Кувалдин: Мы с сыном были
у него буквально накануне его смерти, он неважно себя чувствовал. Рассказал,
что накануне упал в ванной: "Вроде не ушибся, но не пойму, что
произошло". А я смотрю: у него глаза совершенно мутные, из них
как бы ушел цвет, они потеряли объем, стали как бумажные. У Высоцкого
перед смертью были такие же глаза. Видимо, это был инфаркт. Жена потом
рассказывала, что он, как обычно, барабанил с утра на машинке, в 12
часов прервался, прилег на диванчик - и затих. Она пришла через час
примерно звать его к обеду - а он уже умер... Это было 17 июня 1994
года, день открытия чемпионата мира по футболу в США. Он же был страстный
болельщик, все повторял, как ждет этого чемпионата: "Как там наши
сыграют..."
И вот он умер, а мне надо компоновать дневники и запускать
издание. А денег нет: распространение накрылось, и налогами тогда как
раз малый бизнес совсем задавили. Дошел до Шанцева.

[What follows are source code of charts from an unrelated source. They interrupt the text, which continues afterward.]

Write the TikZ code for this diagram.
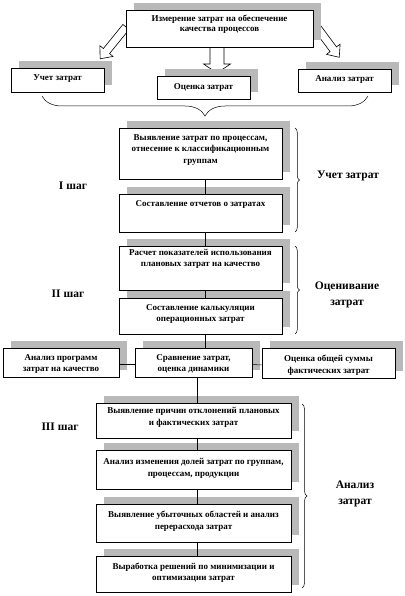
\documentclass[tikz,border=0pt]{standalone}
\usepackage{fontspec}
\setmainfont{Liberation Serif}
\usetikzlibrary{decorations.pathreplacing,calc}
\pgfdeclarelayer{arrowlayer}
\pgfdeclarelayer{shadowlayer}
\pgfsetlayers{arrowlayer,shadowlayer,main}
\newcommand\boxshadow[1]{%
  \begin{pgfonlayer}{shadowlayer}
    \fill[gray!55] ($(#1.south west)+(8,-7)$) rectangle ($(#1.north east)+(8,-7)$);
  \end{pgfonlayer}}
\begin{document}
\begin{tikzpicture}[x=1pt,y=-1pt,
  box/.style={draw, line width=0.6pt, fill=white, inner sep=0pt},
  txt/.style={font=\bfseries\fontsize{9}{11.5}\selectfont, align=center, inner sep=0pt},
  lab/.style={font=\bfseries\fontsize{11.5}{15.5}\selectfont, align=center, inner sep=0pt},
  conn/.style={line width=0.5pt},
  brc/.style={decorate, decoration={brace, amplitude=#1}, line width=0.5pt},
  barrow/.style={draw, line width=0.6pt, fill=white}]
\useasboundingbox (0,0) rectangle (404,596);

% block arrows
\begin{pgfonlayer}{arrowlayer}
\draw[barrow, shift={(126,27)}, rotate=230.9]
  (0,-4) -- (31,-4) -- (31,-8.5) -- (41,0) -- (31,8.5) -- (31,4) -- (0,4) -- cycle;
\draw[barrow, shift={(316,26)}, rotate=-53.4]
  (0,-4) -- (29,-4) -- (29,-8.5) -- (39,0) -- (29,8.5) -- (29,4) -- (0,4) -- cycle;
\draw[barrow, shift={(217,46)}, rotate=-90]
  (0,-7) -- (18,-7) -- (18,-13.5) -- (27,0) -- (18,13.5) -- (18,7) -- (0,7) -- cycle;
\end{pgfonlayer}

% top box
\node[box, minimum width=187pt, minimum height=37pt] (top) at (219.5,28.5) {};
\node[txt, font=\bfseries\fontsize{9}{10.5}\selectfont] (topt) at (219.5,24) {Измерение затрат на обеспечение\\качества процессов};

% second row
\node[box, minimum width=93pt, minimum height=24pt] (uch) at (57.5,80) {};
\node[txt] (ucht) at (57.5,78.5) {Учет затрат};
\node[box, minimum width=93pt, minimum height=23pt] (oc) at (203.5,87.5) {};
\node[txt] (oct) at (203.5,87) {Оценка затрат};
\node[box, minimum width=93pt, minimum height=23pt] (an) at (344.5,80.5) {};
\node[txt] (ant) at (344.5,79.5) {Анализ затрат};

\draw[brc=20pt] (368,96) -- (42,96);

% step I
\node[box, minimum width=163pt, minimum height=51pt] (s1a) at (200.5,153.5) {};
\node[txt] (s1at) at (200.5,150) {Выявление затрат по процессам,\\отнесение к классификационным\\группам};
\node[box, minimum width=163pt, minimum height=38pt] (s1b) at (200.5,213) {};
\node[txt] (s1bt) at (200.5,204.5) {Составление отчетов о затратах};

% step II
\node[box, minimum width=163pt, minimum height=44pt] (s2a) at (200.5,268) {};
\node[txt] (s2at) at (200.5,259) {Расчет показателей использования\\плановых затрат на качество};
\node[box, minimum width=163pt, minimum height=36pt] (s2b) at (200.5,316) {};
\node[txt] (s2bt) at (200.5,314) {Составление калькуляции\\операционных затрат};

% third row
\node[box, minimum width=116pt, minimum height=29pt] (r3a) at (61,362.5) {};
\node[txt] (r3at) at (61,364) {Анализ программ\\затрат на качество};
\node[box, minimum width=117pt, minimum height=29pt] (r3b) at (193.5,362.5) {};
\node[txt] (r3bt) at (193.5,364) {Сравнение затрат,\\оценка динамики};
\node[box, minimum width=133pt, minimum height=30pt] (r3c) at (328.5,363) {};
\node[txt] (r3ct) at (328.5,365) {Оценка общей суммы\\фактических затрат};

% step III
\node[box, minimum width=195pt, minimum height=35pt] (s3a) at (193.5,420.5) {};
\node[txt] (s3at) at (193.5,417.5) {Выявление причин отклонений плановых\\и фактических затрат};
\node[box, minimum width=195pt, minimum height=39pt] (s3b) at (193.5,469.5) {};
\node[txt] (s3bt) at (193.5,468.5) {Анализ изменения долей затрат по группам,\\процессам, продукции};
\node[box, minimum width=195pt, minimum height=38pt] (s3c) at (193.5,523) {};
\node[txt] (s3ct) at (193.5,521) {Выявление убыточных областей и анализ\\перерасхода затрат};
\node[box, minimum width=195pt, minimum height=36pt] (s3d) at (193.5,574) {};
\node[txt] (s3dt) at (193.5,572.5) {Выработка решений по минимизации и\\оптимизации затрат};

% shadows
\boxshadow{top}
\boxshadow{uch}\boxshadow{oc}\boxshadow{an}
\boxshadow{s1a}\boxshadow{s1b}\boxshadow{s2a}\boxshadow{s2b}
\boxshadow{r3a}\boxshadow{r3b}\boxshadow{r3c}
\boxshadow{s3a}\boxshadow{s3b}\boxshadow{s3c}\boxshadow{s3d}

% connectors
\coordinate (colA) at (205,0);
\coordinate (colB) at (197,0);
\draw[conn] (s1a.south -| colA) -- (s1b.north -| colA);
\draw[conn] (s1b.south -| colA) -- (s2a.north -| colA);
\draw[conn] (s2a.south -| colA) -- (s2b.north -| colA);
\draw[conn] (s2b.south -| colA) -- (r3b.north -| colA);
\draw[conn] ($(r3a.east)+(0,2)$) -- ($(r3b.west)+(0,2)$);
\draw[conn] ($(r3b.east)+(0,2)$) -- ($(r3c.west)+(0,2)$);
\draw[conn] (r3b.south -| colB) -- (s3a.north -| colB);
\draw[conn] (s3a.south -| colB) -- (s3b.north -| colB);
\draw[conn] (s3b.south -| colB) -- (s3c.north -| colB);
\draw[conn] (s3c.south -| colB) -- (s3d.north -| colB);

% braces
\draw[brc=4.5pt] (295,128) -- (295,232);
\draw[brc=4.5pt] (295,246) -- (295,334);
\draw[brc=5pt] (302,404) -- (302,588);

% labels
\node[lab] (l1) at (348,176) {Учет затрат};
\node[lab] (l2) at (347,295) {Оценивание\\затрат};
\node[lab] (l3) at (355,494) {Анализ\\затрат};
\node[lab] (st1) at (73,186) {I шаг};
\node[lab] (st2) at (68,294) {II шаг};
\node[lab] (st3) at (60,427) {III шаг};
\end{tikzpicture}
\end{document}
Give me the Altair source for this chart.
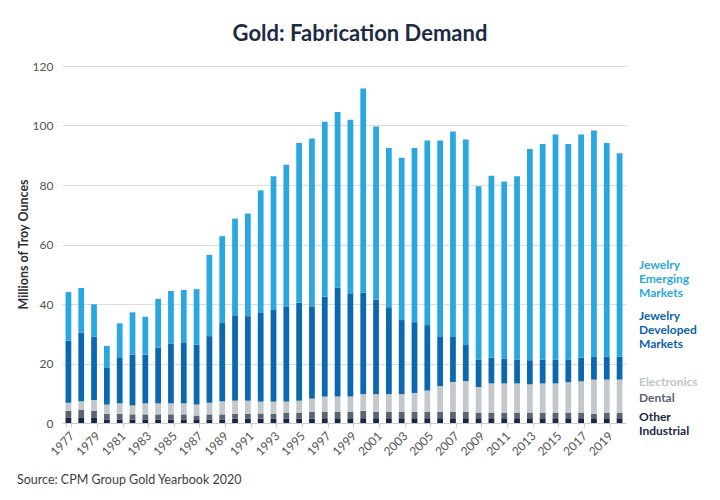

Тот, как услышал,
о чем речь, сразу: "Да с ним же Лужков дружил, он Нагибина обожает.
Что-нибудь придумаем". И они через какой-то фонд проплатили бумагу
и все полиграфические работы. Месяц тираж пролежал без движения - а
потом за неделю все смели. Слух прошел - и со свистом все улетело. Через
некоторое время и второе издание выпустили.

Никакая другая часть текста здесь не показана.